**STATED PROBLEM**
Copy the material that follows word for word and omit its pictures.

**SOURCE DATA**
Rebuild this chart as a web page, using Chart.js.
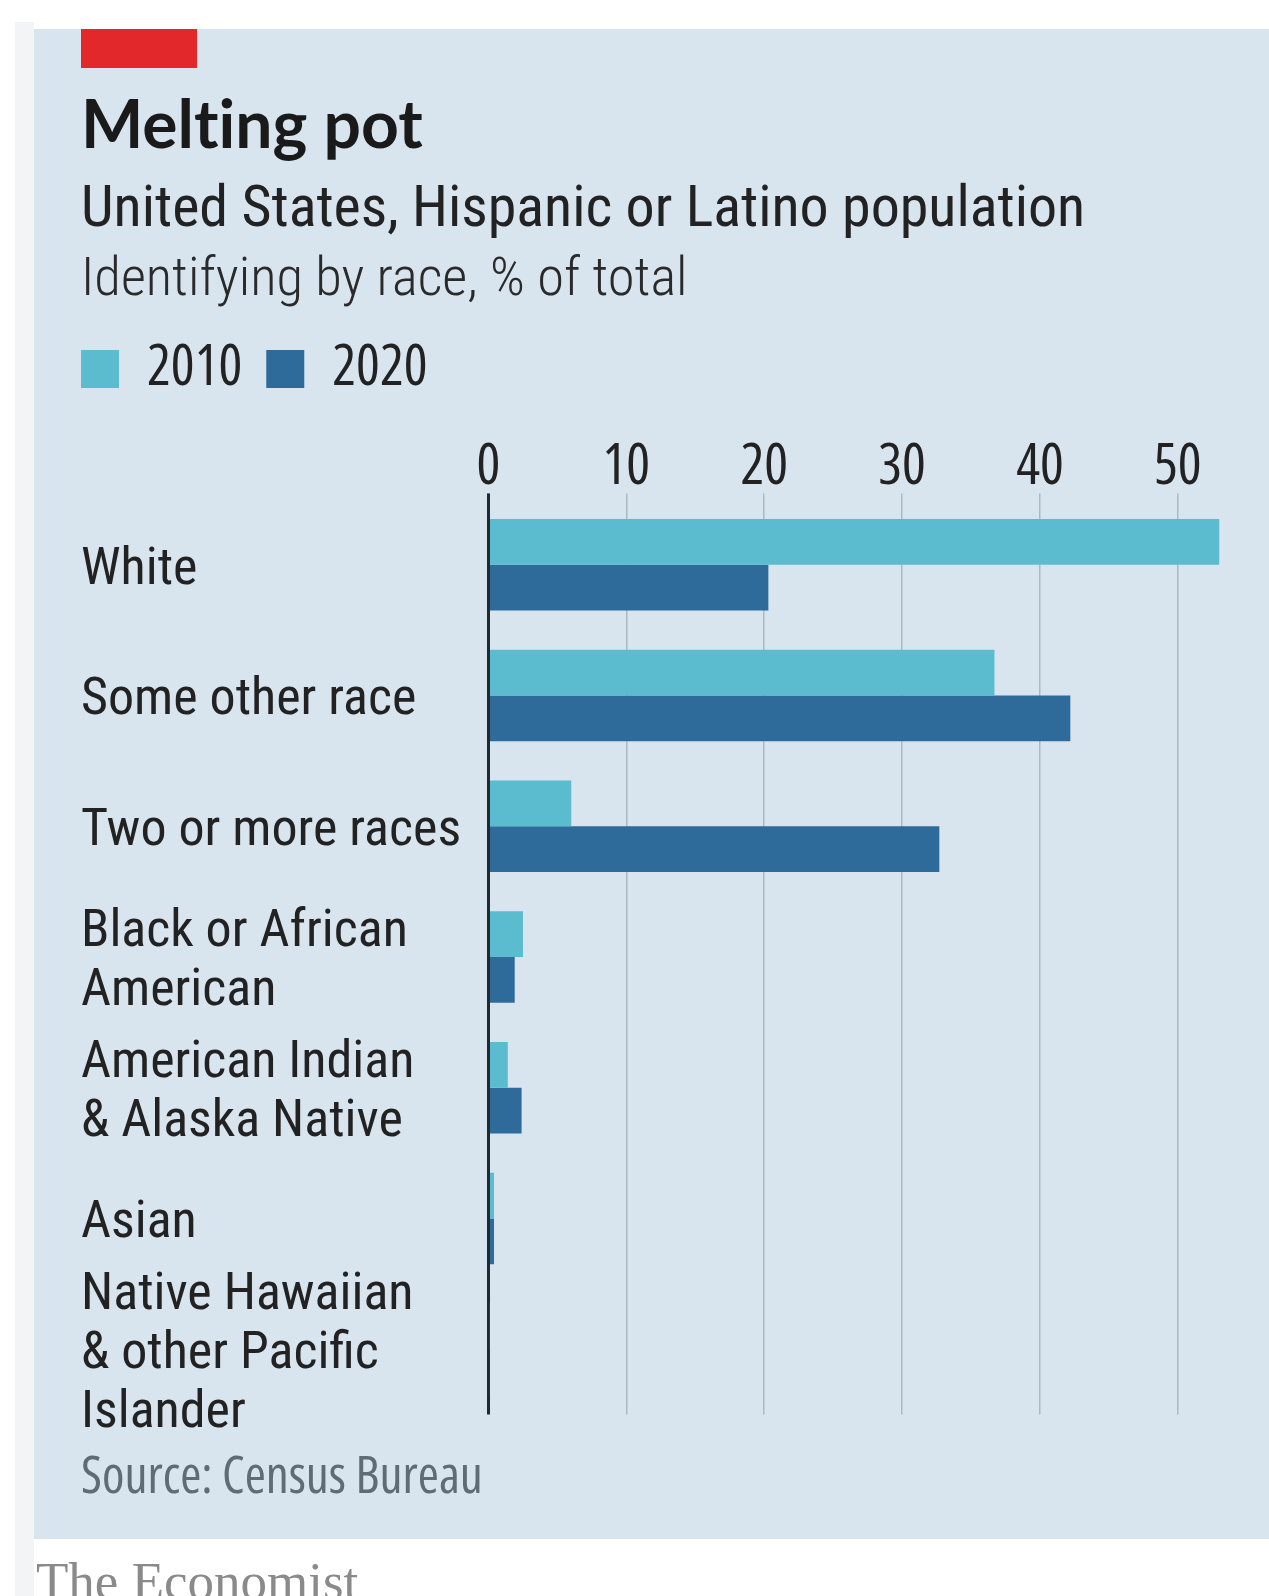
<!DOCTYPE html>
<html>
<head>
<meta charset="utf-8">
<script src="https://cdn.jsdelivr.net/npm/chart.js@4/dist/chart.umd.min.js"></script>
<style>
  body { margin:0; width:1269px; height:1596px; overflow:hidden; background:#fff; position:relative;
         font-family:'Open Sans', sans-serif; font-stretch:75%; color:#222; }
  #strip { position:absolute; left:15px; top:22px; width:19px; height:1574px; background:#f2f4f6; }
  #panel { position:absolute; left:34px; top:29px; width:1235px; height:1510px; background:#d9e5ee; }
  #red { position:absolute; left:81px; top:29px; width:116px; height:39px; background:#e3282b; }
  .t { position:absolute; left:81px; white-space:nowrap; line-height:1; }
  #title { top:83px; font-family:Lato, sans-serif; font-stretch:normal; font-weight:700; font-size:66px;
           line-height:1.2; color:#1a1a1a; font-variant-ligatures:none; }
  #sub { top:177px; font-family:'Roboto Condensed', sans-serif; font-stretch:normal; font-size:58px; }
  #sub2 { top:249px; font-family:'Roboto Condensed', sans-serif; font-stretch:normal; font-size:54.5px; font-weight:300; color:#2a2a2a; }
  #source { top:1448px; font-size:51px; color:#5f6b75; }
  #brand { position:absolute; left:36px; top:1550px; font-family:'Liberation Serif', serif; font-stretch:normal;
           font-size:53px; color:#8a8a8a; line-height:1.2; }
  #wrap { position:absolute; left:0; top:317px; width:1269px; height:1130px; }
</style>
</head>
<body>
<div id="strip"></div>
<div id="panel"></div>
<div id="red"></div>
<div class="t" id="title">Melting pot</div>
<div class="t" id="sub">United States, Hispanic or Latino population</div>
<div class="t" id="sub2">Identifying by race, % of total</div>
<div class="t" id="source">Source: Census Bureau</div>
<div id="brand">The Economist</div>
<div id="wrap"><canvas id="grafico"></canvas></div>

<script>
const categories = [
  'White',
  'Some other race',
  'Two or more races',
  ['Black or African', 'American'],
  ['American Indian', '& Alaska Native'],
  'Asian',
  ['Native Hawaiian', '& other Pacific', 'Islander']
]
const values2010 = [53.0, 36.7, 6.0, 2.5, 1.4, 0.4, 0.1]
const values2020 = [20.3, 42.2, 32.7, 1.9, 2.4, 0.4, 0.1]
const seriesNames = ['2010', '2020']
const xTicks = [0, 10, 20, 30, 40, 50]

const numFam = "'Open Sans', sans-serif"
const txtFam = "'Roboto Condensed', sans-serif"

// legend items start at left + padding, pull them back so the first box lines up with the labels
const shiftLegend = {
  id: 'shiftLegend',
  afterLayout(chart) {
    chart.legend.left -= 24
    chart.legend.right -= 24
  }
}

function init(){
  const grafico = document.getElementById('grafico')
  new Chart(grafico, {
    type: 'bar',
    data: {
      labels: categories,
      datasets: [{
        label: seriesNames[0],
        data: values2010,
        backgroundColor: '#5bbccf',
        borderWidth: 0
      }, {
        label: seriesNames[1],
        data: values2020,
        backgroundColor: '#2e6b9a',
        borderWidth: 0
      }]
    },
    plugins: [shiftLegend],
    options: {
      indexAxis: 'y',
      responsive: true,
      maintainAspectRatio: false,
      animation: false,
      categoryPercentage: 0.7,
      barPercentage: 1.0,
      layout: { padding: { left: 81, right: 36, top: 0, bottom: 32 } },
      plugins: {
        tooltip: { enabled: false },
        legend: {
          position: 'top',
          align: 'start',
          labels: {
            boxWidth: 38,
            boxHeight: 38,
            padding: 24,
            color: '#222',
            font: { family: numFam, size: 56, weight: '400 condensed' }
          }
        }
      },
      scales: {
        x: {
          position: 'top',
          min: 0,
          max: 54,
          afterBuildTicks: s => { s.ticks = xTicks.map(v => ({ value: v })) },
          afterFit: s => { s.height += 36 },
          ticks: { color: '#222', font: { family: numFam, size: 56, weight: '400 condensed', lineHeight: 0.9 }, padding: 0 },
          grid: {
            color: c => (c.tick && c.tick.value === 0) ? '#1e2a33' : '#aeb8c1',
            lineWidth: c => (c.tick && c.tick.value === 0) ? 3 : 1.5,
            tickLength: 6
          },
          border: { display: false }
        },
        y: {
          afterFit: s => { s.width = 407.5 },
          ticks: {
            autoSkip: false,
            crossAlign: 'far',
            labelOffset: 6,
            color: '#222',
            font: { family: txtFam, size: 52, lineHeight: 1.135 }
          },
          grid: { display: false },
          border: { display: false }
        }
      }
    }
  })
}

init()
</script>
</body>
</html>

**THE RESPONSE**
Rebuild this chart as a web page, using Chart.js.
<!DOCTYPE html>
<html>
<head>
<meta charset="utf-8">
<script src="https://cdn.jsdelivr.net/npm/chart.js@4/dist/chart.umd.min.js"></script>
<style>
  body { margin:0; width:1269px; height:1596px; overflow:hidden; background:#fff; position:relative;
         font-family:'Open Sans', sans-serif; font-stretch:75%; color:#222; }
  #strip { position:absolute; left:15px; top:22px; width:19px; height:1574px; background:#f2f4f6; }
  #panel { position:absolute; left:34px; top:29px; width:1235px; height:1510px; background:#d9e5ee; }
  #red { position:absolute; left:81px; top:29px; width:116px; height:39px; background:#e3282b; }
  .t { position:absolute; left:81px; white-space:nowrap; line-height:1; }
  #title { top:83px; font-family:Lato, sans-serif; font-stretch:normal; font-weight:700; font-size:66px;
           line-height:1.2; color:#1a1a1a; font-variant-ligatures:none; }
  #sub { top:177px; font-family:'Roboto Condensed', sans-serif; font-stretch:normal; font-size:58px; }
  #sub2 { top:249px; font-family:'Roboto Condensed', sans-serif; font-stretch:normal; font-size:54.5px; font-weight:300; color:#2a2a2a; }
  #source { top:1448px; font-size:51px; color:#5f6b75; }
  #brand { position:absolute; left:36px; top:1550px; font-family:'Liberation Serif', serif; font-stretch:normal;
           font-size:53px; color:#8a8a8a; line-height:1.2; }
  #wrap { position:absolute; left:0; top:317px; width:1269px; height:1130px; }
</style>
</head>
<body>
<div id="strip"></div>
<div id="panel"></div>
<div id="red"></div>
<div class="t" id="title">Melting pot</div>
<div class="t" id="sub">United States, Hispanic or Latino population</div>
<div class="t" id="sub2">Identifying by race, % of total</div>
<div class="t" id="source">Source: Census Bureau</div>
<div id="brand">The Economist</div>
<div id="wrap"><canvas id="grafico"></canvas></div>

<script>
const categories = [
  'White',
  'Some other race',
  'Two or more races',
  ['Black or African', 'American'],
  ['American Indian', '& Alaska Native'],
  'Asian',
  ['Native Hawaiian', '& other Pacific', 'Islander']
]
const values2010 = [53.0, 36.7, 6.0, 2.5, 1.4, 0.4, 0.1]
const values2020 = [20.3, 42.2, 32.7, 1.9, 2.4, 0.4, 0.1]
const seriesNames = ['2010', '2020']
const xTicks = [0, 10, 20, 30, 40, 50]

const numFam = "'Open Sans', sans-serif"
const txtFam = "'Roboto Condensed', sans-serif"

// legend items start at left + padding, pull them back so the first box lines up with the labels
const shiftLegend = {
  id: 'shiftLegend',
  afterLayout(chart) {
    chart.legend.left -= 24
    chart.legend.right -= 24
  }
}

function init(){
  const grafico = document.getElementById('grafico')
  new Chart(grafico, {
    type: 'bar',
    data: {
      labels: categories,
      datasets: [{
        label: seriesNames[0],
        data: values2010,
        backgroundColor: '#5bbccf',
        borderWidth: 0
      }, {
        label: seriesNames[1],
        data: values2020,
        backgroundColor: '#2e6b9a',
        borderWidth: 0
      }]
    },
    plugins: [shiftLegend],
    options: {
      indexAxis: 'y',
      responsive: true,
      maintainAspectRatio: false,
      animation: false,
      categoryPercentage: 0.7,
      barPercentage: 1.0,
      layout: { padding: { left: 81, right: 36, top: 0, bottom: 32 } },
      plugins: {
        tooltip: { enabled: false },
        legend: {
          position: 'top',
          align: 'start',
          labels: {
            boxWidth: 38,
            boxHeight: 38,
            padding: 24,
            color: '#222',
            font: { family: numFam, size: 56, weight: '400 condensed' }
          }
        }
      },
      scales: {
        x: {
          position: 'top',
          min: 0,
          max: 54,
          afterBuildTicks: s => { s.ticks = xTicks.map(v => ({ value: v })) },
          afterFit: s => { s.height += 36 },
          ticks: { color: '#222', font: { family: numFam, size: 56, weight: '400 condensed', lineHeight: 0.9 }, padding: 0 },
          grid: {
            color: c => (c.tick && c.tick.value === 0) ? '#1e2a33' : '#aeb8c1',
            lineWidth: c => (c.tick && c.tick.value === 0) ? 3 : 1.5,
            tickLength: 6
          },
          border: { display: false }
        },
        y: {
          afterFit: s => { s.width = 407.5 },
          ticks: {
            autoSkip: false,
            crossAlign: 'far',
            labelOffset: 6,
            color: '#222',
            font: { family: txtFam, size: 52, lineHeight: 1.135 }
          },
          grid: { display: false },
          border: { display: false }
        }
      }
    }
  })
}

init()
</script>
</body>
</html>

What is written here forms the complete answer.